В системе однозначного плоского официоза сама внешность Рухина (на голову выше рядом стоящих, с кудрявой, отливающей золотом на солнце львиной шевелюрой, переходящей в косматую бороду — на юном лице) уже была вызовом, и в то же время он притягивал и располагал к себе людей своим внутренним аристократизмом и внимательностью. Рухин выглядел необычным даже среди выделяющихся из толпы коллег-художников. После его гибели все, казалось, стали на голову выше.
Изобразительный язык Рухина включал в себя элементы поп-арта и абстракции. Закодированная художником реальность выстраивалась в композициях его картин уже готовыми и легко читающимися символами от популярных икон до мелькающих перед глазами надписей и трафаретных знаков. Отсюда непосредственный отклик зрителя, узнавание пусть и непонятого до конца контекста, ощущение сопричастности к таинству, запечатленному на холсте, и сопереживание. Работы Рухина воспринимались как социальный протест, и в то же самое время как ностальгия по прошлому России. Рухин был хорошо знаком с культурным наследием русского авангарда 20-х годов ХХ века, когда художники порывали со старыми способами самовыражения, находя новые формы, когда, поспевая за новыми тенденциями быстро растущей индустрии, искусство становилось технически изощренней, и когда Фернанд Леже открыл «механическую эру» в живописи. Тогда же попытки Василия Кандинского создать живописные композиции, столь же свободные, как сама музыка, привели к рождению абстракции. Рухин не пытался «вывести ощущение зрителя за пределы картины». Наоборот, с помощью ассоциаций Рухин приводит зрителя в медитативное состояние узнаваемости в контексте социального протеста.
Работая в Ленинграде в 1960–1970-е годы параллельно с московскими художниками: Владимиром Немухиным, которого он особенно любил и почитал, Лидией Мастерковой, чье творчество было ему близко, Оскаром Рабиным, который оказал на Рухина большое влияние и чья дружба помогла ему вырасти как художнику, Рухин также имел четкое представление о современных тенденциях в искусстве «свободного мира». Он затевал переписку с художниками и галерейщиками в США и находил способы переправлять работы для выставок за пределы Советского Союза. В относительном вакууме тех лет в России Рухину удавалось вызвать американских художников на разговор, на обмен идеями.

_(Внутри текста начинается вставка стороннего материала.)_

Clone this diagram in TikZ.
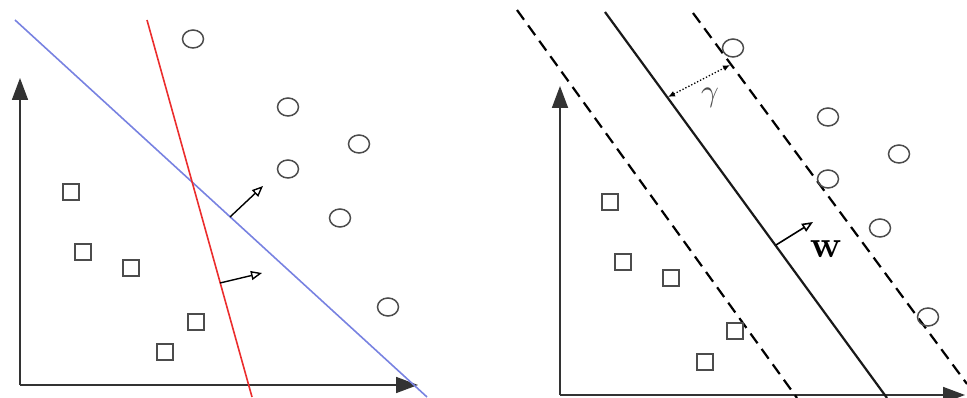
\documentclass[tikz,border=0pt]{standalone}
\usetikzlibrary{arrows.meta,shapes.geometric}
\begin{document}
\begin{tikzpicture}[x=1pt,y=-1pt,
  axis/.style={line width=1.8pt,draw=black!80,-{Triangle[length=22pt,width=16pt]}},
  circ/.style={ellipse,draw=black!70,line width=1.5pt,minimum width=21pt,minimum height=18pt,inner sep=0pt},
  sq/.style={rectangle,draw=black!70,line width=1.5pt,minimum size=16pt,inner sep=0pt},
  sep/.style={line width=1.6pt},
  margin/.style={line width=2.2pt,dash pattern=on 12pt off 7pt},
  normal/.style={line width=1.4pt,-{Triangle[open,length=11pt,width=9pt]}},
  lbl/.style={inner sep=0pt}]
\useasboundingbox (0,0) rectangle (967,398);
% ---------- left panel ----------
\coordinate (lo) at (20,385);
\coordinate (ly) at (20,78);
\coordinate (lx) at (418,385);
\draw[axis] (lo) -- (ly);
\draw[axis] (lo) -- (lx);
\coordinate (b1) at (15,20);
\coordinate (b2) at (427,397);
\coordinate (r1) at (147,20);
\coordinate (r2) at (252,397);
\draw[sep,draw={rgb,255:red,120;green,130;blue,225}] (b1) -- (b2);
\draw[sep,draw={rgb,255:red,235;green,45;blue,45}] (r1) -- (r2);
\coordinate (bn0) at (230,217);
\coordinate (bn1) at (263,186);
\coordinate (rn0) at (220,283);
\coordinate (rn1) at (262,273);
\draw[normal] (bn0) -- (bn1);
\draw[normal] (rn0) -- (rn1);
\node[circ] (lc1) at (193,39) {};
\node[circ] (lc2) at (288,107) {};
\node[circ] (lc3) at (359,144) {};
\node[circ] (lc4) at (288,169) {};
\node[circ] (lc5) at (340,218) {};
\node[circ] (lc6) at (388,307) {};
\node[sq] (ls1) at (71,192) {};
\node[sq] (ls2) at (83,252) {};
\node[sq] (ls3) at (131,268) {};
\node[sq] (ls4) at (196,322) {};
\node[sq] (ls5) at (165,352) {};
% ---------- right panel ----------
\coordinate (ro) at (560,395);
\coordinate (ry) at (560,86);
\coordinate (rx) at (965,395);
\draw[axis] (ro) -- (ry);
\draw[axis] (ro) -- (rx);
\coordinate (s1) at (605,12);
\coordinate (s2) at (887,398);
\coordinate (d1) at (517,10);
\coordinate (d2) at (797,398);
\coordinate (e1) at (693,13);
\coordinate (e2) at (967,384);
\draw[line width=2.2pt,draw=black!90] (s1) -- (s2);
\draw[margin] (d1) -- (d2);
\draw[margin] (e1) -- (e2);
\node[circ] (rc1) at (733,48) {};
\node[circ] (rc2) at (828,117) {};
\node[circ] (rc3) at (899,154) {};
\node[circ] (rc4) at (828,179) {};
\node[circ] (rc5) at (880,228) {};
\node[circ] (rc6) at (928,317) {};
\node[sq] (rs1) at (610,202) {};
\node[sq] (rs2) at (623,262) {};
\node[sq] (rs3) at (671,278) {};
\node[sq] (rs4) at (735,331) {};
\node[sq] (rs5) at (705,362) {};
\coordinate (g0) at (668,97);
\coordinate (g1) at (730,65);
\draw[line width=1.3pt,dotted,{Latex[length=7pt,width=6pt]}-{Latex[length=7pt,width=6pt]}] (g0) -- (g1);
\node[lbl,text=black!70,scale=3.1] (gam) at (710,98) {$\gamma$};
\coordinate (w0) at (776,245);
\coordinate (w1) at (813,222);
\draw[normal,line width=1.6pt] (w0) -- (w1);
\node[lbl,scale=3.8] (wl) at (826,249) {$\mathbf{w}$};
\end{tikzpicture}
\end{document}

Еще свежо было в памяти то, как бесценные предметы прошлого были уничтожены, сожжены или просто выброшены на помойку. Окна чердаков в деревнях забивались иконами XVIII века. Адаптация абстрактного экспрессионизма у Рухина несет на себе влияние времени, общества и аудитории. Рухин разработал новый прием переноса оттиска со складней металлических икон на поверхность холста, создавая рельефы. Введя в свои композиции такой значимый элемент русского мировосприятия, как икону, Рухин предлагает зрителю точку отсчета, и, выиграв его внимание и интерес, переводит предметное восприятие на новый уровень предметной абстракции. В личной жизни Рухин оставался человеком-загадкой. Он говорил: «Храните свои секреты при себе». Был немногословен, и если что-то произносил, суть фразы полностью открывалась не сразу. Где бы он ни был, Рухин все время делал наброски своих будущих композиций и торопился в студию, чтобы поскорей начать сразу два-три холста одновременно, включая их в серию. Он торопился работать; говорил, что дня катастрофически не хватает. Многое считал пустой тратой времени, за которое можно успеть «нарисовать картинку». Казалось, что он сам подчинялся какой-то внутренней, ему не подвластной силе, существующей по своим законам...
У предметов в композициях Рухина своя, собственная, история: их использовали, пытали, ломали, выбрасывали, топтали, разоряли, унижали, взрывали, как и живущих рядом с ними людей, и они повествуют о скоротечности нашей жизни, в которой времени как такового не существует. У них свои голоса и своя воля. Рухин относился к ним, как к живым существам. Даже о краске он говорил: «Раз она хочет так лечь, так и должно быть». Он мог задействовать самые неожиданные детали, создавая десятки вариантов, не боясь повторений. Детали, по которым можно было мысленно восстановить его путь вдоль Невы, по узкой улочке, заворачивая в глухой двор старой англиканской церкви. Детали, которые сохранялись в его памяти, западая извне — вовнутрь, фиксировались в неком образе. Рухин сам становился частью своего повествования, сам — деталью окружающего его и нас мира, даже вопреки этому миру становился разом всем и ничем. Странным образом у Рухина мистическая абстракция претворяется в чистую, более того, в исконно русскую духовность. Символика включения в сюжет ликов святых в оттисках икон, деталей церковного алтаря, вещей дореволюционного быта имеет отношение к истории России, православию. Но поэтика истинного художественного образа универсальна, ее ассоциации шире и перерастают контекст. Рухин считал себя космополитом, а свое искусство аполитичным. Но искусство в России никогда не было (и никогда не будет) аполитичным, ибо в России сама аполитичность — уже политика. Рухин погиб, утверждая себя свободным человеком — русским художником. Он верил, что наступит время, когда его работы, как и работы других художников-нонконформистов, будут выставляться на родине. Рано уйдя из жизни, художник Евгений Рухин оставил после себя большое творческое наследие. Пророчески теперь звучит надпись, сделанная им в его последних работах: «Я не прощаюсь» — «Never Good-Bye».